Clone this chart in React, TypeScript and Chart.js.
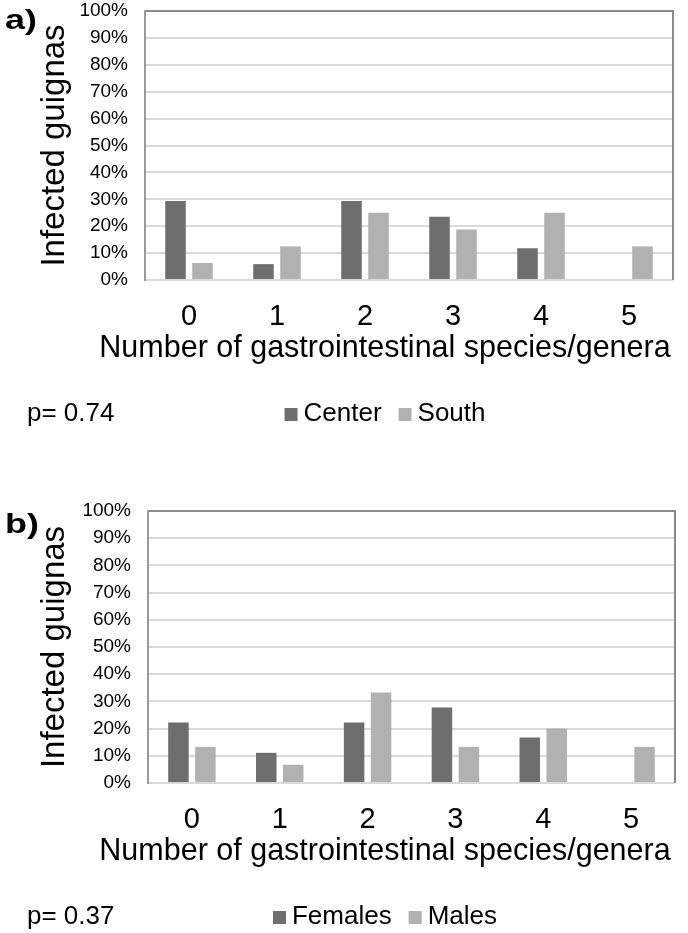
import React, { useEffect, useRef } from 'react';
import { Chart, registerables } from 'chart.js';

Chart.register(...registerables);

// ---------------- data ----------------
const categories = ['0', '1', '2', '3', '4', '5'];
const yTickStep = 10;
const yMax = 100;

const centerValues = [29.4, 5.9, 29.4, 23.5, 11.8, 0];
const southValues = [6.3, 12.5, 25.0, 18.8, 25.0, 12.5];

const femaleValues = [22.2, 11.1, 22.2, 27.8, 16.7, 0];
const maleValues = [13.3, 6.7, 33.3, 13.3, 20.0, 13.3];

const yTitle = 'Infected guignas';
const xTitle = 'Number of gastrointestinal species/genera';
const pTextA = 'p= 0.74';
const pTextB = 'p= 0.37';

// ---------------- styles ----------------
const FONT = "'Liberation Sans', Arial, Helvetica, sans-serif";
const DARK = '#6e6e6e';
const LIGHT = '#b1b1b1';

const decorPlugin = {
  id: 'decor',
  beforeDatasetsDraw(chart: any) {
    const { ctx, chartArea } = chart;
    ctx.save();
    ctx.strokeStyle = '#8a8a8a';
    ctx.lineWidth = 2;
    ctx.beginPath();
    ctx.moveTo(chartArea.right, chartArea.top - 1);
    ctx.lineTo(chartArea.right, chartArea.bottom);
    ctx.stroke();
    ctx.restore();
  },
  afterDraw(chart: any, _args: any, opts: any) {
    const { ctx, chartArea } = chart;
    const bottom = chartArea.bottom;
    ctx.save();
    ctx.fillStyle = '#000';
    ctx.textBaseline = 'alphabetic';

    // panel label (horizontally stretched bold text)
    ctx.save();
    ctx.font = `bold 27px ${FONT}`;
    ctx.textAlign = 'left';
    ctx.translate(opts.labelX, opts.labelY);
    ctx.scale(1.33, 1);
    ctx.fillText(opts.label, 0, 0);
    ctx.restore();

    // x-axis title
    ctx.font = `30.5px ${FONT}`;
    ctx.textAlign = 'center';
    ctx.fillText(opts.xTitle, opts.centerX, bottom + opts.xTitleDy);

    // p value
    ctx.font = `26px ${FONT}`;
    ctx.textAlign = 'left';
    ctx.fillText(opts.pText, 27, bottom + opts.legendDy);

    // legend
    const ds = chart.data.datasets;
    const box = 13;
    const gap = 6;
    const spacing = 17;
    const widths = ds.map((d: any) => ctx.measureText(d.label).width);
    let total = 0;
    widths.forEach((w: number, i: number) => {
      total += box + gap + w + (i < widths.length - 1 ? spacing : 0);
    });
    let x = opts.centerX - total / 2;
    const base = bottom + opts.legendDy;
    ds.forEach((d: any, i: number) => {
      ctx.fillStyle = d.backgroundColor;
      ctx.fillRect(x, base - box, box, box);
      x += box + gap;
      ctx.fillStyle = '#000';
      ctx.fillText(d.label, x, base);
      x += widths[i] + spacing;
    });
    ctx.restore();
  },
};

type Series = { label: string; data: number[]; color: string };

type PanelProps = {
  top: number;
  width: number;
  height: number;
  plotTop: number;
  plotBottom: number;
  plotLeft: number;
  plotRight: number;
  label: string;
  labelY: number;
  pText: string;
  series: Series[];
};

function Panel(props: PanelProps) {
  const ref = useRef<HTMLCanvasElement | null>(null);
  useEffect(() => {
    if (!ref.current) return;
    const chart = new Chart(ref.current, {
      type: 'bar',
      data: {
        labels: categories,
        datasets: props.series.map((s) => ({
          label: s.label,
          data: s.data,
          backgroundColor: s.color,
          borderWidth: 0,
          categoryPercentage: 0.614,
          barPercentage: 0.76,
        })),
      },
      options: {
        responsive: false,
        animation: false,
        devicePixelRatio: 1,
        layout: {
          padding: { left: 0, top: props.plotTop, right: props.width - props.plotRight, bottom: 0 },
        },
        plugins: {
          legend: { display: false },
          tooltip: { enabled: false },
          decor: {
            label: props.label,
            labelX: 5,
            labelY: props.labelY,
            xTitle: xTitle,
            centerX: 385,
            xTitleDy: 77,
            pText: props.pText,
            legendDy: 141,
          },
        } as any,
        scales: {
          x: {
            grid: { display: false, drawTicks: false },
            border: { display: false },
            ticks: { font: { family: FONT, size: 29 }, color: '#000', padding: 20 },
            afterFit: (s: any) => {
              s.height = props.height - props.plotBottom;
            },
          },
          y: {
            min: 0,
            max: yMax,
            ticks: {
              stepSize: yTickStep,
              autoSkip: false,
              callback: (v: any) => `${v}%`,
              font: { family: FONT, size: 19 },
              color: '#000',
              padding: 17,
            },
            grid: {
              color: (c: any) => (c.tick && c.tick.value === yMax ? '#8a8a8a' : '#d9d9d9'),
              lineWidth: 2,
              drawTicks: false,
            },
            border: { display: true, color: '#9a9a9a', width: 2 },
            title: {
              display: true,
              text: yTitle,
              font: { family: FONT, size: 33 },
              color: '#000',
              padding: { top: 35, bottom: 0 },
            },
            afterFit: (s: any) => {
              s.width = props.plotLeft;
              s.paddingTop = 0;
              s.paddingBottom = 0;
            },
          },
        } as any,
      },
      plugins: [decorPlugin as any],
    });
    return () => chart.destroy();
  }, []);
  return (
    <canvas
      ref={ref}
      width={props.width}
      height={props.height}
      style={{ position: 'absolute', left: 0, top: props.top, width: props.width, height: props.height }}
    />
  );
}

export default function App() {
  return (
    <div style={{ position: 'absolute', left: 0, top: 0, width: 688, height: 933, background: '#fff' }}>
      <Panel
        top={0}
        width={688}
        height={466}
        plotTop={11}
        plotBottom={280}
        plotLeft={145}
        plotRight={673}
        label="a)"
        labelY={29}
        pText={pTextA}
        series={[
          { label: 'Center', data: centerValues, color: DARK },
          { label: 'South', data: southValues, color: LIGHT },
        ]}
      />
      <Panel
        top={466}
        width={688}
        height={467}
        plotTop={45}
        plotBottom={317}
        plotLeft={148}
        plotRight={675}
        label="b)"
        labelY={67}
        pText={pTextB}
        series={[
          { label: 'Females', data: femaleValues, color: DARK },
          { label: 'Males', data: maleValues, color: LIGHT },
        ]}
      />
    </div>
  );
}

--

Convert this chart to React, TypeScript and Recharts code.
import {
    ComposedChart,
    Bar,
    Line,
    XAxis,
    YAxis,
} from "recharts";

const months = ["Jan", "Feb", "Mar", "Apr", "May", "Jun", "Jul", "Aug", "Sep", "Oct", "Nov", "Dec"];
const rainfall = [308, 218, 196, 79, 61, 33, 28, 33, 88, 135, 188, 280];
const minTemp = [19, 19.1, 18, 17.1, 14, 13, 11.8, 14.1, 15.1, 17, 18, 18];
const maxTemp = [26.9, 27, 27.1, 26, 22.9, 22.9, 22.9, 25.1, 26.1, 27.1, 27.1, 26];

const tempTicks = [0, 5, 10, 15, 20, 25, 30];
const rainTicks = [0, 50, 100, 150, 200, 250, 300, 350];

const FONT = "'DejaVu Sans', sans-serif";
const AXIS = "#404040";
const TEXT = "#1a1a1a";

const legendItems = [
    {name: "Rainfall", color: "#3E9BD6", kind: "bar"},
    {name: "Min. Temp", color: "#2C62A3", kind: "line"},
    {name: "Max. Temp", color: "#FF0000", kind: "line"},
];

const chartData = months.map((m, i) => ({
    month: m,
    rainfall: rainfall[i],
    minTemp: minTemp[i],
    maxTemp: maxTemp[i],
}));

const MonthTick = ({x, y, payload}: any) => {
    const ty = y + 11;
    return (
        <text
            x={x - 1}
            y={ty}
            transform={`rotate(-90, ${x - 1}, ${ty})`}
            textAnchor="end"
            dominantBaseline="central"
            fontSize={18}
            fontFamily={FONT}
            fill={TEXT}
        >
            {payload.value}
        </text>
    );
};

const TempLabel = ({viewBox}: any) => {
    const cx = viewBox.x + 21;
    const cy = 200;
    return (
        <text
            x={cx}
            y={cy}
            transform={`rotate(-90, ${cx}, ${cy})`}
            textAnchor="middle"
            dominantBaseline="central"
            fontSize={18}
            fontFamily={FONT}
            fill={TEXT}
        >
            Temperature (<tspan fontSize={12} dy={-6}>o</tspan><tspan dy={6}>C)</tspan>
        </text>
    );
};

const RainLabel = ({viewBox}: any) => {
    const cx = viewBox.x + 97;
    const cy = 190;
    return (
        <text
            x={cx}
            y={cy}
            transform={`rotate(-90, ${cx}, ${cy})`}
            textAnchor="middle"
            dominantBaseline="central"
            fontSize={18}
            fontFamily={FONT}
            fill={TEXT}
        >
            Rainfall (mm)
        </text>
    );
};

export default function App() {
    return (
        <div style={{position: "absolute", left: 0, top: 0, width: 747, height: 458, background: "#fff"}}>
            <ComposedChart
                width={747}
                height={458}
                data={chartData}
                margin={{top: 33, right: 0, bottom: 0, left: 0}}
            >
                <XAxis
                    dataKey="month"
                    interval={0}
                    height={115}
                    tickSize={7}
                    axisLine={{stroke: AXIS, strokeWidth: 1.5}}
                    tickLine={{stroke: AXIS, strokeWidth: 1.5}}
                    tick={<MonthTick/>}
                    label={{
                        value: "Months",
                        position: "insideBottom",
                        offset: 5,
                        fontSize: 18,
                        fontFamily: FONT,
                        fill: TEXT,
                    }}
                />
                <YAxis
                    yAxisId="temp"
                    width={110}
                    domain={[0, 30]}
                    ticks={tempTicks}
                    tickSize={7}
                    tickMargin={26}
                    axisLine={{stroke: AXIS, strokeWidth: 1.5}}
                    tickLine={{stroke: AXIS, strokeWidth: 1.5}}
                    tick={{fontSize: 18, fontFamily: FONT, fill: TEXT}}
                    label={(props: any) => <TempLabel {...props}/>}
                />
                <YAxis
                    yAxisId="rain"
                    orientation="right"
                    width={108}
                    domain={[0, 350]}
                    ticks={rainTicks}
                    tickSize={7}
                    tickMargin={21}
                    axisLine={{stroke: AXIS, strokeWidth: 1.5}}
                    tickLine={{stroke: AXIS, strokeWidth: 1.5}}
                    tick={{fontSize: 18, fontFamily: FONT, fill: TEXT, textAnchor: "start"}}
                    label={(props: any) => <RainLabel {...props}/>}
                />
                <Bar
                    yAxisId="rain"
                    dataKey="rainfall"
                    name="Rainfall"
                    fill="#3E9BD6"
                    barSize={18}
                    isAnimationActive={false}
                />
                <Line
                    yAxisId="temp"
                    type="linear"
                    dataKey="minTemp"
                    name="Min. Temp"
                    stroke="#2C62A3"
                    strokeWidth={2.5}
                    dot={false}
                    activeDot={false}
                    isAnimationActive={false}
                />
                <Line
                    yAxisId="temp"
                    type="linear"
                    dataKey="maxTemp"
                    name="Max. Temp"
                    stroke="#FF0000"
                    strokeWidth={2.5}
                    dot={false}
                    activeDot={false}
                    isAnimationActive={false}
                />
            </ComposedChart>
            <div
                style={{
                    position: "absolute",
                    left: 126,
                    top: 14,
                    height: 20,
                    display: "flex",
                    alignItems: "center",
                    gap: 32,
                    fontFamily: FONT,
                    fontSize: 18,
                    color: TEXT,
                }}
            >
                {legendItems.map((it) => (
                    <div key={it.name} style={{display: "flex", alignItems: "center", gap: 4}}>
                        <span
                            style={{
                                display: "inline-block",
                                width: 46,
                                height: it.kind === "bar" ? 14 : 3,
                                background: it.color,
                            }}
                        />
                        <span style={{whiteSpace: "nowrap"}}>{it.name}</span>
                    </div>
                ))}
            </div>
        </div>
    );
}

...

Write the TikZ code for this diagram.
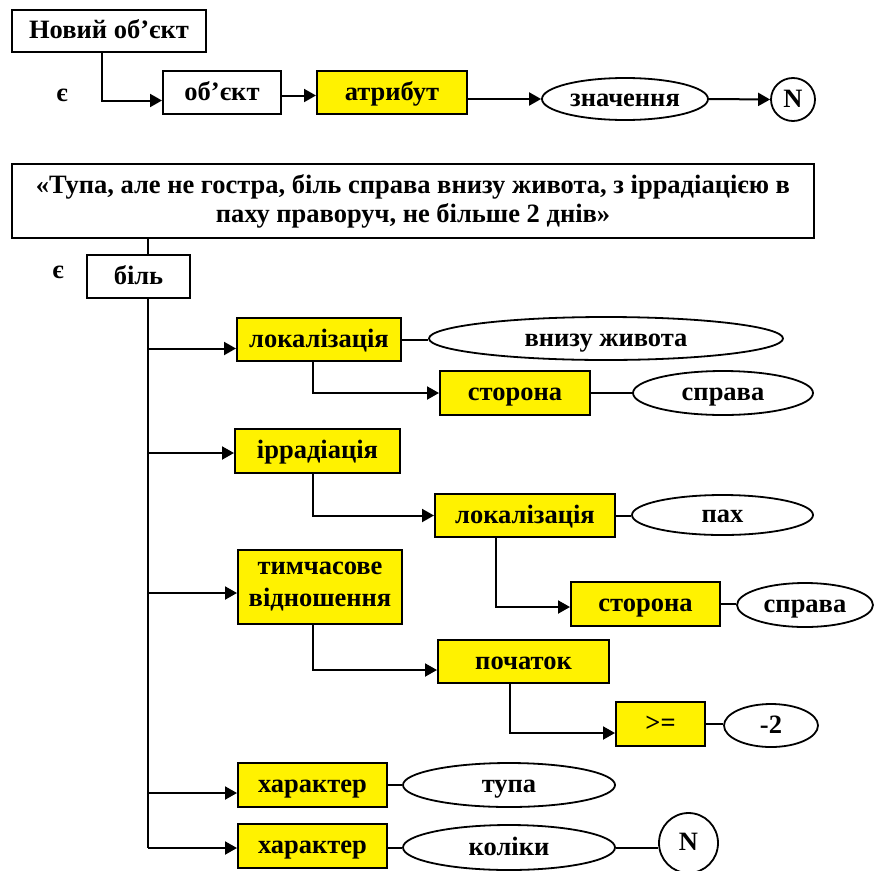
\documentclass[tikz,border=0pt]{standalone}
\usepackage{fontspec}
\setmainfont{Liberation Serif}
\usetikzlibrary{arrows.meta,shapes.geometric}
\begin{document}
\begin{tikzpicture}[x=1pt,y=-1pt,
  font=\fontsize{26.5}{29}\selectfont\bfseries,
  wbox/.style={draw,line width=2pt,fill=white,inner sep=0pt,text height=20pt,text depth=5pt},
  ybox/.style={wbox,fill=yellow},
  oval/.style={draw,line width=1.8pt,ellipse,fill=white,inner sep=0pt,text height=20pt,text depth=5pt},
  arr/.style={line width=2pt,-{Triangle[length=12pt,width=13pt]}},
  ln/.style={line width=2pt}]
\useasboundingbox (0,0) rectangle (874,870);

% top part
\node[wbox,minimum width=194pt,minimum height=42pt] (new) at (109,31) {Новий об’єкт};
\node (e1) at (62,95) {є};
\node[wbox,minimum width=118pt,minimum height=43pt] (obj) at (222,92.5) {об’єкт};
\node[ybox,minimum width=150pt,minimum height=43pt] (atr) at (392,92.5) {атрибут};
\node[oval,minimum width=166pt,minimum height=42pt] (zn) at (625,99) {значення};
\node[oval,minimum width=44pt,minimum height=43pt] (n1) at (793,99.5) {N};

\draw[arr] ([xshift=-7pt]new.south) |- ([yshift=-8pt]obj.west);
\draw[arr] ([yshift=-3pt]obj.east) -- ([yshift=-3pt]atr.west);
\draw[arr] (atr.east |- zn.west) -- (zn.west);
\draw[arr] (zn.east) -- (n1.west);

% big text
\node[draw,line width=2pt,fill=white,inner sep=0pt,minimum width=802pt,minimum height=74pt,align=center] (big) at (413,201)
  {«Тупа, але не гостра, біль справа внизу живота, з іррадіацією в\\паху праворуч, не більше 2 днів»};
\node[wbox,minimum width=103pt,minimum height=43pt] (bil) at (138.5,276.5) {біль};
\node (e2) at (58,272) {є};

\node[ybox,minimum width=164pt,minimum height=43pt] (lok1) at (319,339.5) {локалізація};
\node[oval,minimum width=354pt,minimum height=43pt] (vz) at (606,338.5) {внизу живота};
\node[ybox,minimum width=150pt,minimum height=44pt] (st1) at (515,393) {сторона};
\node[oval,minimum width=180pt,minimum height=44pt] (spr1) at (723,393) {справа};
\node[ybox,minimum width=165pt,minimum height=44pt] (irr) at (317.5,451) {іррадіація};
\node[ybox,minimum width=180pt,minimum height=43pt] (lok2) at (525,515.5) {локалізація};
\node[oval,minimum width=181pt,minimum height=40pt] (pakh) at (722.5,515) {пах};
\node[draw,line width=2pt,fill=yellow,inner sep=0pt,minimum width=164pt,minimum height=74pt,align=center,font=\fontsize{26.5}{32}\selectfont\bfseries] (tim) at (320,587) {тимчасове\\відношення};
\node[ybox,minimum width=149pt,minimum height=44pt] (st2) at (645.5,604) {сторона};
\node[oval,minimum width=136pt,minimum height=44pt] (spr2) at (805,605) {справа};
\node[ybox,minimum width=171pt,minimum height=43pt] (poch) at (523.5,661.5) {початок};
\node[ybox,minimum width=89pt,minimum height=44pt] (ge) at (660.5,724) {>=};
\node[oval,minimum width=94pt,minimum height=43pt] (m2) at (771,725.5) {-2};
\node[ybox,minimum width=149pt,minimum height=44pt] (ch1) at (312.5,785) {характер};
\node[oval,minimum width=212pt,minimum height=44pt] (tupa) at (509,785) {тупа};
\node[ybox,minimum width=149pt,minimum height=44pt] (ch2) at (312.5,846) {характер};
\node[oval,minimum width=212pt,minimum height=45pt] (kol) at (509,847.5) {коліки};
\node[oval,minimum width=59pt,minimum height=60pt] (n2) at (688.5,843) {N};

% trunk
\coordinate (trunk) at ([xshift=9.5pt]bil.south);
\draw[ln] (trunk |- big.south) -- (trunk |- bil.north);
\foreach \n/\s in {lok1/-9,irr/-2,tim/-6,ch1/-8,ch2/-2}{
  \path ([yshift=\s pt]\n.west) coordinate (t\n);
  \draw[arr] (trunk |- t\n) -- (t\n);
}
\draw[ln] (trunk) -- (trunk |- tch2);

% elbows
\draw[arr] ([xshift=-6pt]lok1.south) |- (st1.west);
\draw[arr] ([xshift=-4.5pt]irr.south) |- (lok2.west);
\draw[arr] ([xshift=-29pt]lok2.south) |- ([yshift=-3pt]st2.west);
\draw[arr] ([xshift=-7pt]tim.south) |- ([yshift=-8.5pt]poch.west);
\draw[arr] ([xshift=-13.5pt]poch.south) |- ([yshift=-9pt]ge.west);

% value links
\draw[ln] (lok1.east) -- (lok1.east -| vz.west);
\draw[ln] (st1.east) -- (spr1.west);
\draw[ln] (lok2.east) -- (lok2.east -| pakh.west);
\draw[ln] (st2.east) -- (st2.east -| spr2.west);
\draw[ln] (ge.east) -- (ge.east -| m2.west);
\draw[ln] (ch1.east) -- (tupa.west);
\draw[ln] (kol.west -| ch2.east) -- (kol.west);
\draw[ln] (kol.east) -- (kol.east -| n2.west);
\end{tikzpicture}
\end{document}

**Objective:** All lines above from the one containing "Write the TikZ code for this diagram." through the one containing "(zn.east) -- (n1.west);" are to be quoted exactly, and only those; pictures are left out.

**Answer in full:**
Write the TikZ code for this diagram.
\documentclass[tikz,border=0pt]{standalone}
\usepackage{fontspec}
\setmainfont{Liberation Serif}
\usetikzlibrary{arrows.meta,shapes.geometric}
\begin{document}
\begin{tikzpicture}[x=1pt,y=-1pt,
  font=\fontsize{26.5}{29}\selectfont\bfseries,
  wbox/.style={draw,line width=2pt,fill=white,inner sep=0pt,text height=20pt,text depth=5pt},
  ybox/.style={wbox,fill=yellow},
  oval/.style={draw,line width=1.8pt,ellipse,fill=white,inner sep=0pt,text height=20pt,text depth=5pt},
  arr/.style={line width=2pt,-{Triangle[length=12pt,width=13pt]}},
  ln/.style={line width=2pt}]
\useasboundingbox (0,0) rectangle (874,870);

% top part
\node[wbox,minimum width=194pt,minimum height=42pt] (new) at (109,31) {Новий об’єкт};
\node (e1) at (62,95) {є};
\node[wbox,minimum width=118pt,minimum height=43pt] (obj) at (222,92.5) {об’єкт};
\node[ybox,minimum width=150pt,minimum height=43pt] (atr) at (392,92.5) {атрибут};
\node[oval,minimum width=166pt,minimum height=42pt] (zn) at (625,99) {значення};
\node[oval,minimum width=44pt,minimum height=43pt] (n1) at (793,99.5) {N};

\draw[arr] ([xshift=-7pt]new.south) |- ([yshift=-8pt]obj.west);
\draw[arr] ([yshift=-3pt]obj.east) -- ([yshift=-3pt]atr.west);
\draw[arr] (atr.east |- zn.west) -- (zn.west);
\draw[arr] (zn.east) -- (n1.west);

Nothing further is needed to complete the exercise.